Een lange zomervakantie achter de rug. Dan kom je, althans ik, met grote regelmaat in ‘horeca’ gelegenheden. In de breedste zin van het woord. Van ijszaak, tot terras, van hotel tot restaurant. Met wisselend plezier.

Horeca is voor mij een terrein waar prachtig zichtbaar ‘the good, the bad and the ugly’ van zaken als ‘merken’, positionering en personeelsbeleid bij elkaar komen. Alle vormen van ‘branding’ zijn zichtbaar. Al dan niet aanwezige bezieling van het personeel, een
herkenbare formule, een passende prijs/kwaliteit verhouding, locatie. Noem maar op. Je hoeft in die sector geen diepgravend onderzoek te doen om de effecten van een goed of slecht uitgevoerd beleid te ervaren.

Een goede horeca man/vrouw heeft marketing, HR en management in de genen. Die zetten ze ook bewust in en maken daarbij soms opvallende keuzes. Ze doen dat op een manier waarop een goede kok kookt. Niet rechtstreeks uit een boek. Kijken, luisteren, lezen. Expirimenteren. En dan tot uitvoering brengen met je gevoel als kompas.

Op een lezing van Philip Kolter op Nyenrode kwam ik zo een paar jaar geleden de eigenaar tegen van cafe. Niet direct het publiek dat je daar verwacht. Op mijn blijkbaar wat verbaasde blik toen ik hoorde wat zijn achtergrond was, volgende een ragfijn verhaal over hoe hij de wetten van marketing en HR toepast in zijn zaak. Blijkbaar niet toevallig een van de bestlopende zaken van Leiden.

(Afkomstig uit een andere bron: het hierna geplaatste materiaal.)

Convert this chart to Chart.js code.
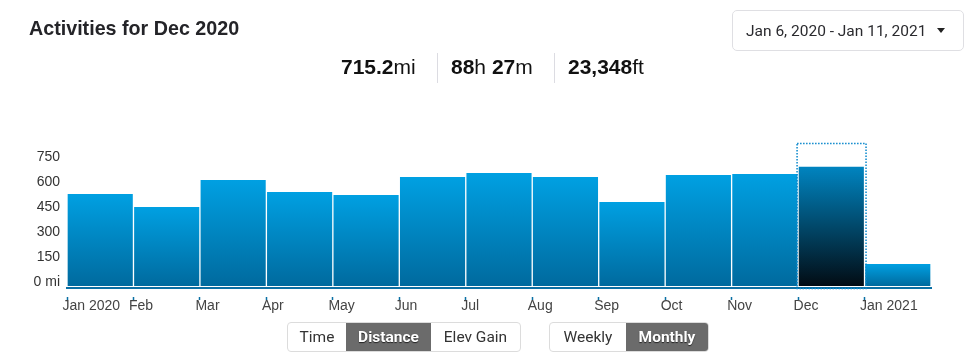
<!DOCTYPE html>
<html>
<head>
<meta charset="utf-8">
<script src="https://cdn.jsdelivr.net/npm/chart.js@4.4.1/dist/chart.umd.min.js"></script>
<style>
  body { margin: 0; width: 980px; height: 362px; position: relative; overflow: hidden; background: #fff;
         font-family: "Liberation Sans", Arial, sans-serif; color: #242428; }
  #chart { position: absolute; left: 0; top: 0; }
  .title { position: absolute; left: 29px; top: 16px; font-size: 19.7px; line-height: 24px; font-weight: bold; white-space: nowrap; }
  .stat { position: absolute; top: 55px; font-size: 21px; line-height: 24px; white-space: nowrap; color: #111; }
  .stat b { font-weight: bold; }
  .sep { position: absolute; top: 53px; width: 1px; height: 30px; background: #dcdce2; }
  .range { position: absolute; left: 732px; top: 10px; width: 232px; height: 41px; border: 1px solid #dfdfe3; border-radius: 5px; box-sizing: border-box; }
  .range span { position: absolute; left: 13px; top: 11px; font-family: Roboto, sans-serif; font-size: 15.5px; line-height: 18px; color: #2a2a2e; white-space: nowrap; }
  .caret { position: absolute; left: 204px; top: 17px; width: 0; height: 0; border-left: 4.5px solid transparent; border-right: 4.5px solid transparent; border-top: 5px solid #222; }
  .group { position: absolute; top: 322px; height: 30px; display: flex; border: 1px solid #dcdcdc; border-radius: 4px; box-sizing: border-box; overflow: hidden; }
  .group div { height: 28px; line-height: 28px; text-align: center; font-family: Roboto, sans-serif; font-size: 15.5px; color: #333; }
  .group .on { background: #6b6b6b; color: #fff; font-weight: bold; text-shadow: 0 1px 1px #222; }
</style>
</head>
<body>
<canvas id="chart" width="980" height="362"></canvas>

<div class="title">Activities for Dec 2020</div>

<div class="stat" style="left:341px"><b>715.2</b>mi</div>
<div class="sep" style="left:437px"></div>
<div class="stat" style="left:451px"><b>88</b>h <b>27</b>m</div>
<div class="sep" style="left:554px"></div>
<div class="stat" style="left:568px"><b>23,348</b>ft</div>

<div class="range"><span>Jan 6, 2020 - Jan 11, 2021</span><div class="caret"></div></div>

<div class="group" style="left:287px; width:234px">
  <div style="width:58px">Time</div>
  <div class="on" style="width:85px">Distance</div>
  <div style="width:89px">Elev Gain</div>
</div>
<div class="group" style="left:549px; width:160px">
  <div style="width:76px">Weekly</div>
  <div class="on" style="width:82px">Monthly</div>
</div>

<script>
// monthly distance, miles
const months = ['Jan 2020', 'Feb', 'Mar', 'Apr', 'May', 'Jun', 'Jul', 'Aug', 'Sep', 'Oct', 'Nov', 'Dec', 'Jan 2021'];
const distanceMi = [552, 474, 636, 564, 546, 654, 678, 654, 504, 666, 672, 715.2, 132];
const yTickValues = [0, 150, 300, 450, 600, 750];
const selectedIndex = 11; // Dec 2020

const axisBlue = '#0b6fa4';

function barGradient(ctx) {
  const chart = ctx.chart;
  const sel = ctx.dataIndex === selectedIndex;
  if (!chart.chartArea) return sel ? '#03283c' : '#0090d0';
  const y = chart.scales.y;
  const top = y.getPixelForValue(ctx.raw);
  const base = y.getPixelForValue(0);
  const g = chart.ctx.createLinearGradient(0, top, 0, base);
  if (sel) {
    g.addColorStop(0, 'rgb(0,132,192)');
    g.addColorStop(1, 'rgb(2,12,20)');
  } else {
    g.addColorStop(0, 'rgb(0,160,226)');
    g.addColorStop(1, 'rgb(0,106,158)');
  }
  return g;
}

// dotted frame round the selected month
const highlightBox = {
  id: 'highlightBox',
  afterDatasetsDraw(chart) {
    const x = chart.scales.x;
    const area = chart.chartArea;
    const half = (x.getPixelForValue(1) - x.getPixelForValue(0)) / 2;
    const cx = x.getPixelForValue(selectedIndex);
    const c = chart.ctx;
    c.save();
    c.strokeStyle = '#0a88cc';
    c.lineWidth = 1.5;
    c.setLineDash([1.5, 1.5]);
    c.strokeRect(cx - half - 1, area.top - 2.5, half * 2 + 2.5, area.bottom - area.top + 3);
    c.restore();
  }
};

new Chart(document.getElementById('chart'), {
  type: 'bar',
  data: {
    labels: months,
    datasets: [{
      data: distanceMi,
      backgroundColor: barGradient,
      borderWidth: 0,
      barPercentage: 1,
      categoryPercentage: 0.98
    }]
  },
  options: {
    responsive: false,
    animation: false,
    events: [],
    layout: { padding: { top: 146, right: 49, bottom: 44, left: 0 } },
    plugins: { legend: { display: false }, tooltip: { enabled: false } },
    scales: {
      x: {
        offset: true,
        grid: {
          offset: true,
          drawOnChartArea: false,
          tickLength: 12,
          tickWidth: 1.5,
          tickColor: c => c.index === undefined ? 'rgba(0,0,0,0)' : axisBlue,
          tickBorderDash: [0, 8, 3, 40]
        },
        border: { display: true, color: axisBlue, width: 2 },
        ticks: {
          align: 'start',
          labelOffset: -37.7,
          padding: -2,
          maxRotation: 0,
          autoSkip: false,
          color: '#444',
          font: { family: 'Liberation Sans', size: 14 }
        },
        afterFit: s => { s.height = 30; s.paddingLeft = 0; s.paddingRight = 0; }
      },
      y: {
        min: -12,
        max: 840,
        afterBuildTicks: s => { s.ticks = yTickValues.map(v => ({ value: v })); },
        grid: { display: false, drawTicks: false },
        border: { display: false },
        ticks: {
          padding: 7,
          labelOffset: -4,
          color: '#333',
          font: { family: 'Liberation Sans', size: 14 },
          callback: v => v === 0 ? '0 mi' : v
        },
        afterFit: s => { s.width = 67; s.paddingTop = 0; s.paddingBottom = 0; }
      }
    }
  },
  plugins: [highlightBox]
});
</script>
</body>
</html>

In de Harvard Business Review van deze maand staat een interview met Alice Waters, bezielende eigenaar van het Amerikaanse toprestaurant Chez Panisse. Ondanks de diepe crisis in Californie gaat het met haar zaak nog steeds prima. Zelf benoemd ze een paar redenen. Klanten beschouwen haar en haar zaak als onderdeel van haar familie, en dat is wederzijds. Geen enkele consessie op kwaliteit van haar inkoop. Consequent beleid op ‘duurzaamheid’. Haar topkoks besteden een substantieel deel van hun tijd niet aan koken voor gasten, maar aan onderzoek in het buitenland, uitproberen van nieuwe recepten en opstellen van menu’s (innovatie). Daar gaat ze mee door, ook nu de risico’s groter lijken. Verder grijpt ze de mogelijkheid om efficiënter en duurzamer te werken op het moment dat er iemand van haar staf vertrekt. Niet gelijk de plek ‘zo maar’ invullen, eerst kijken of het met minder mensen ook anders kan.